**Given material**.
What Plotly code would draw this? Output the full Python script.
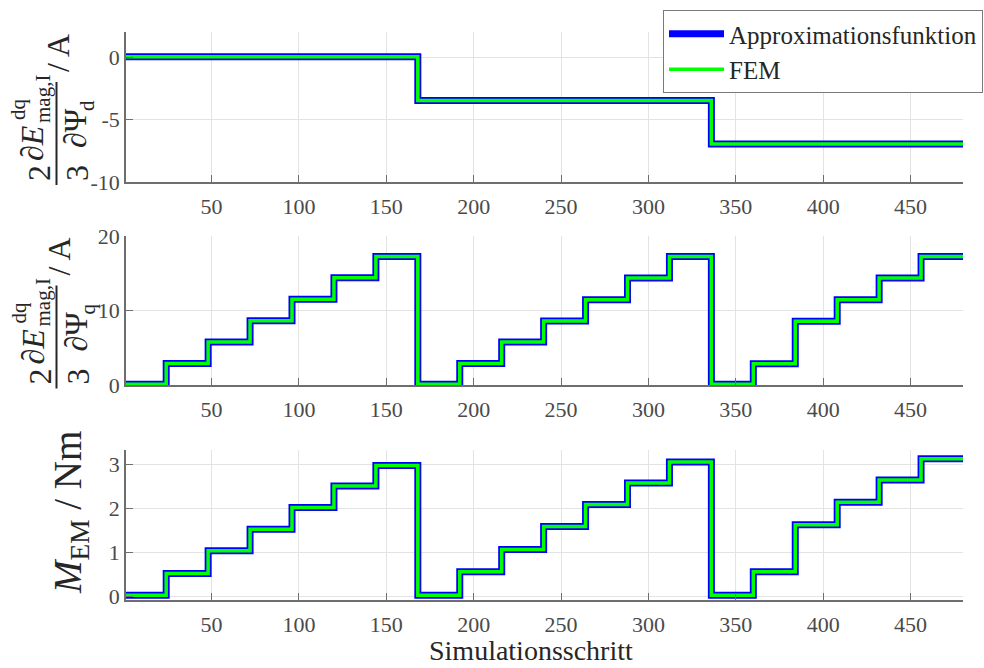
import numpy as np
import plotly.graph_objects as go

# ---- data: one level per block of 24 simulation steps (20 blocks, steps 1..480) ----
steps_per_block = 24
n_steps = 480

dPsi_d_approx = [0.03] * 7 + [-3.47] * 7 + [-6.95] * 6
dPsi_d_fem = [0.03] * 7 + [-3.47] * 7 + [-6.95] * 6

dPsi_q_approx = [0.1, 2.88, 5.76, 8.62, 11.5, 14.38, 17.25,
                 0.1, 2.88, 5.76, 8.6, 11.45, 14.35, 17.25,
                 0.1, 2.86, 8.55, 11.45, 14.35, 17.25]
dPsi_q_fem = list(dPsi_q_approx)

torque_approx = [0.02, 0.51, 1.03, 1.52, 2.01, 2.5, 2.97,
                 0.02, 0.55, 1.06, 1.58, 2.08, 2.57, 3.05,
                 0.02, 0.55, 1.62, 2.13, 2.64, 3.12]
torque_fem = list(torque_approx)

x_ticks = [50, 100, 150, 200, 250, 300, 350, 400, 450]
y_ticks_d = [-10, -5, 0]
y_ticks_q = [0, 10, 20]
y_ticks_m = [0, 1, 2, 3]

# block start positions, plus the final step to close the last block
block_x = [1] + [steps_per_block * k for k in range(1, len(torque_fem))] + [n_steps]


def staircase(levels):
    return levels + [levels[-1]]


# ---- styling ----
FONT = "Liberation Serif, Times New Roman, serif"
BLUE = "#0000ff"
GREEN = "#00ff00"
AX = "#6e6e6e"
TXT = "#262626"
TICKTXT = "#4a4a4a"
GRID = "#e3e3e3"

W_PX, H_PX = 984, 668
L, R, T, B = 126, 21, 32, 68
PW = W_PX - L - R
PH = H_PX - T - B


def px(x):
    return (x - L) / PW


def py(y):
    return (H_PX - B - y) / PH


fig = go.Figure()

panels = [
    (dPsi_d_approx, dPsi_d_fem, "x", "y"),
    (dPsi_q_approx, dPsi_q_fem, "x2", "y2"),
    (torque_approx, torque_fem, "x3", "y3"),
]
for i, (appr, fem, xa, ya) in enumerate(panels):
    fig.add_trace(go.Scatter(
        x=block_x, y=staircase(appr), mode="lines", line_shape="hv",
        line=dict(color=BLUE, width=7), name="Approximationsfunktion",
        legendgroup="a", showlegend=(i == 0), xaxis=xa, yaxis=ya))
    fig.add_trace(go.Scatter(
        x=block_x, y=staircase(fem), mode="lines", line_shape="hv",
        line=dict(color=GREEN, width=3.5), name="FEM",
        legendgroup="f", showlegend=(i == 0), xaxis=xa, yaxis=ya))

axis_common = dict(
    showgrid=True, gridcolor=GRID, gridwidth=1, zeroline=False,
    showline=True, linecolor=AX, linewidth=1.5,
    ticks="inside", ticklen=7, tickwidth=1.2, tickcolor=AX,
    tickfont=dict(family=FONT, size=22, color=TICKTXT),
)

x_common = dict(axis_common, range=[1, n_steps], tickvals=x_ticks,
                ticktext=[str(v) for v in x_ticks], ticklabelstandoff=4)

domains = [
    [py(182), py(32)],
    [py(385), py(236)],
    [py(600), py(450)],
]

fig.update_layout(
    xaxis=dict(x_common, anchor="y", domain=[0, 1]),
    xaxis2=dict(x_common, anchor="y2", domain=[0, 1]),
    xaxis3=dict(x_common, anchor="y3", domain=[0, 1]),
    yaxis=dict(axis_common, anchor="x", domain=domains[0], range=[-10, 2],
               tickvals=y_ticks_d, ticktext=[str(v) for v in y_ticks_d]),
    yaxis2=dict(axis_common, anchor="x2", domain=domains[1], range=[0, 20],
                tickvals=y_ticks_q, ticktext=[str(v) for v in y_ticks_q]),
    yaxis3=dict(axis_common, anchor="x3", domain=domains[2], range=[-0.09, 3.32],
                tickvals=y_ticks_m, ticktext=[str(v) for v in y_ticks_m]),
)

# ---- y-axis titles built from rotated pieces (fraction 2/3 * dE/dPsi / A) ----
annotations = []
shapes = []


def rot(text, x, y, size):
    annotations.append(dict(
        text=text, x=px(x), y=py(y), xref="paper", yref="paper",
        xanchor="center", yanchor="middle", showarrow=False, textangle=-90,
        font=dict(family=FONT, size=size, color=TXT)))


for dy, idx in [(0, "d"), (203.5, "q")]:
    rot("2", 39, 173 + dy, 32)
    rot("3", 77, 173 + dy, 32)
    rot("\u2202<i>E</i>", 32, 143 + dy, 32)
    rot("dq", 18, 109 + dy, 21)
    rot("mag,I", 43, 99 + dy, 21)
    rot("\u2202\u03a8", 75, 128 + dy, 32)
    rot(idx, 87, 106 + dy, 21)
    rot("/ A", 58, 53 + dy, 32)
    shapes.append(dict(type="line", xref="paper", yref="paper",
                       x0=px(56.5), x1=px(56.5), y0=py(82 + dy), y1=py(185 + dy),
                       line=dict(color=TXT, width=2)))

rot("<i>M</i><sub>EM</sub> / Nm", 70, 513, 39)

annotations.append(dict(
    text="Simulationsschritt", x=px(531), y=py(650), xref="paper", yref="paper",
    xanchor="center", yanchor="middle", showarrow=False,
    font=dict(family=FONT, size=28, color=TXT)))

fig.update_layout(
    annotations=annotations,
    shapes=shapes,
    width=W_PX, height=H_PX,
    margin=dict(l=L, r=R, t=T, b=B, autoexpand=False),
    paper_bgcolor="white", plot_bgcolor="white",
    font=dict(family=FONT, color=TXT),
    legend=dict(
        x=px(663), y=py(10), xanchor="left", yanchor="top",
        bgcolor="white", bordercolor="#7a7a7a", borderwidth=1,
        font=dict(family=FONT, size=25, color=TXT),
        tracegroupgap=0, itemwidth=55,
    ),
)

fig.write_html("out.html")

**Problem**. Repeat only what lies between the start of the data and the end of the line containing "n_steps = 480", exactly, with pictures left out.

**Task solution**.
What Plotly code would draw this? Output the full Python script.
import numpy as np
import plotly.graph_objects as go

# ---- data: one level per block of 24 simulation steps (20 blocks, steps 1..480) ----
steps_per_block = 24
n_steps = 480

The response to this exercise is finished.